# [Written exercise]
Copy exactly, and only, the lines below from the first through the one containing "var fixed11Tops = [0.27, 0.755, 1.73, 3.52, 5.64];", both included; pictures are omitted.

>> START Information supplied

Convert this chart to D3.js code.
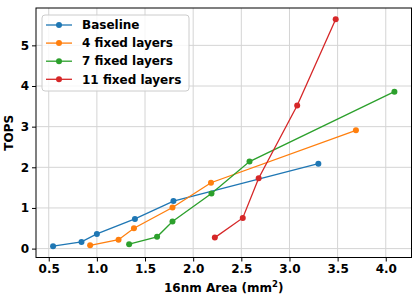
<!DOCTYPE html>
<html>
<head>
<meta charset="utf-8">
<script src="https://cdn.jsdelivr.net/npm/d3@7"></script>
<style>
  body { margin: 0; background: #fff; }
  svg text { font-family: "DejaVu Sans", sans-serif; font-weight: bold; }
</style>
</head>
<body>
<div id="chart"></div>
<script>
// values
var seriesNames = ['Baseline', '4 fixed layers', '7 fixed layers', '11 fixed layers'];
var seriesColors = ['#1f77b4', '#ff7f0e', '#2ca02c', '#d62728'];

var baselineArea = [0.545, 0.84, 1.0, 1.395, 1.795, 3.30];
var baselineTops = [0.06, 0.165, 0.36, 0.73, 1.17, 2.09];

var fixed4Area = [0.93, 1.225, 1.385, 1.785, 2.185, 3.69];
var fixed4Tops = [0.08, 0.22, 0.50, 1.01, 1.62, 2.91];

var fixed7Area = [1.335, 1.625, 1.785, 2.19, 2.585, 4.09];
var fixed7Tops = [0.11, 0.29, 0.665, 1.355, 2.14, 3.86];

var fixed11Area = [2.225, 2.515, 2.68, 3.08, 3.48];
var fixed11Tops = [0.27, 0.755, 1.73, 3.52, 5.64];

var xTicks = [0.5, 1.0, 1.5, 2.0, 2.5, 3.0, 3.5, 4.0];
var yTicks = [0, 1, 2, 3, 4, 5];

var W = 420, H = 298;
var margin = {top: 8, right: 8.5, bottom: 40.5, left: 36};

var series = [
  {area: baselineArea, tops: baselineTops},
  {area: fixed4Area, tops: fixed4Tops},
  {area: fixed7Area, tops: fixed7Tops},
  {area: fixed11Area, tops: fixed11Tops}
].map(function(s, i) {
  return {
    name: seriesNames[i],
    color: seriesColors[i],
    points: s.area.map(function(a, j) { return [a, s.tops[j]]; })
  };
});

// matplotlib style 5% padding around the data
function padded(ext) {
  var p = (ext[1] - ext[0]) * 0.05;
  return [ext[0] - p, ext[1] + p];
}
var allPts = d3.merge(series.map(function(s) { return s.points; }));

var x = d3.scaleLinear()
  .domain(padded(d3.extent(allPts, function(d) { return d[0]; })))
  .range([margin.left, W - margin.right]);
var y = d3.scaleLinear()
  .domain(padded(d3.extent(allPts, function(d) { return d[1]; })))
  .range([H - margin.bottom, margin.top]);

var svg = d3.select('#chart').append('svg')
  .attr('width', W)
  .attr('height', H);

// grid
svg.append('g').selectAll('line.vg')
  .data(xTicks).enter().append('line')
  .attr('x1', x).attr('x2', x)
  .attr('y1', margin.top).attr('y2', H - margin.bottom)
  .attr('stroke', '#d4d4d4').attr('stroke-width', 1);
svg.append('g').selectAll('line.hg')
  .data(yTicks).enter().append('line')
  .attr('y1', y).attr('y2', y)
  .attr('x1', margin.left).attr('x2', W - margin.right)
  .attr('stroke', '#d4d4d4').attr('stroke-width', 1);

// axes
var xAxis = d3.axisBottom(x).tickValues(xTicks).tickFormat(d3.format('.1f'))
  .tickSize(4).tickSizeOuter(0).tickPadding(3);
var yAxis = d3.axisLeft(y).tickValues(yTicks).tickFormat(d3.format('d'))
  .tickSize(4).tickSizeOuter(0).tickPadding(3);

var gx = svg.append('g')
  .attr('transform', 'translate(0,' + (H - margin.bottom) + ')')
  .call(xAxis);
var gy = svg.append('g')
  .attr('transform', 'translate(' + margin.left + ',0)')
  .call(yAxis);
[gx, gy].forEach(function(g) {
  g.select('.domain').remove();
  g.selectAll('text').attr('font-size', 12).attr('fill', '#000')
    .style('font-family', '"DejaVu Sans", sans-serif').style('font-weight', 'bold');
  g.selectAll('line').attr('stroke', '#000');
});

// series
var line = d3.line()
  .x(function(d) { return x(d[0]); })
  .y(function(d) { return y(d[1]); });

var sg = svg.append('g').selectAll('g.series')
  .data(series).enter().append('g');
sg.append('path')
  .attr('d', function(d) { return line(d.points); })
  .attr('fill', 'none')
  .attr('stroke', function(d) { return d.color; })
  .attr('stroke-width', 1.3);
sg.selectAll('circle')
  .data(function(d) { return d.points.map(function(p) { return {p: p, c: d.color}; }); })
  .enter().append('circle')
  .attr('cx', function(d) { return x(d.p[0]); })
  .attr('cy', function(d) { return y(d.p[1]); })
  .attr('r', 3)
  .attr('fill', function(d) { return d.c; });

// frame
svg.append('rect')
  .attr('x', margin.left).attr('y', margin.top)
  .attr('width', W - margin.left - margin.right)
  .attr('height', H - margin.top - margin.bottom)
  .attr('fill', 'none').attr('stroke', '#000').attr('stroke-width', 1);

// axis titles
svg.append('text')
  .attr('x', (margin.left + W - margin.right) / 2)
  .attr('y', 291.5)
  .attr('text-anchor', 'middle')
  .attr('font-size', 12)
  .html('16nm Area (mm<tspan dy="-5" font-size="8.5">2</tspan><tspan dy="5">)</tspan>');

svg.append('text')
  .attr('transform', 'translate(12.5,' + ((margin.top + H - margin.bottom) / 2) + ') rotate(-90)')
  .attr('text-anchor', 'middle')
  .attr('font-size', 12)
  .text('TOPS');

// legend
var lg = svg.append('g').attr('transform', 'translate(42,15)');
lg.append('rect')
  .attr('width', 147).attr('height', 76).attr('rx', 3)
  .attr('fill', '#fff').attr('fill-opacity', 0.8)
  .attr('stroke', '#cccccc');
var item = lg.selectAll('g.item')
  .data(series).enter().append('g')
  .attr('transform', function(d, i) { return 'translate(0,' + (10 + i * 18.1) + ')'; });
item.append('line')
  .attr('x1', 4).attr('x2', 30)
  .attr('stroke', function(d) { return d.color; })
  .attr('stroke-width', 1.3);
item.append('circle')
  .attr('cx', 17).attr('r', 3)
  .attr('fill', function(d) { return d.color; });
item.append('text')
  .attr('x', 40).attr('dy', '0.35em')
  .attr('font-size', 12)
  .text(function(d) { return d.name; });
</script>
</body>
</html>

>> END Information supplied

# [Solution to this exercise]
Convert this chart to D3.js code.
<!DOCTYPE html>
<html>
<head>
<meta charset="utf-8">
<script src="https://cdn.jsdelivr.net/npm/d3@7"></script>
<style>
  body { margin: 0; background: #fff; }
  svg text { font-family: "DejaVu Sans", sans-serif; font-weight: bold; }
</style>
</head>
<body>
<div id="chart"></div>
<script>
// values
var seriesNames = ['Baseline', '4 fixed layers', '7 fixed layers', '11 fixed layers'];
var seriesColors = ['#1f77b4', '#ff7f0e', '#2ca02c', '#d62728'];

var baselineArea = [0.545, 0.84, 1.0, 1.395, 1.795, 3.30];
var baselineTops = [0.06, 0.165, 0.36, 0.73, 1.17, 2.09];

var fixed4Area = [0.93, 1.225, 1.385, 1.785, 2.185, 3.69];
var fixed4Tops = [0.08, 0.22, 0.50, 1.01, 1.62, 2.91];

var fixed7Area = [1.335, 1.625, 1.785, 2.19, 2.585, 4.09];
var fixed7Tops = [0.11, 0.29, 0.665, 1.355, 2.14, 3.86];

var fixed11Area = [2.225, 2.515, 2.68, 3.08, 3.48];
var fixed11Tops = [0.27, 0.755, 1.73, 3.52, 5.64];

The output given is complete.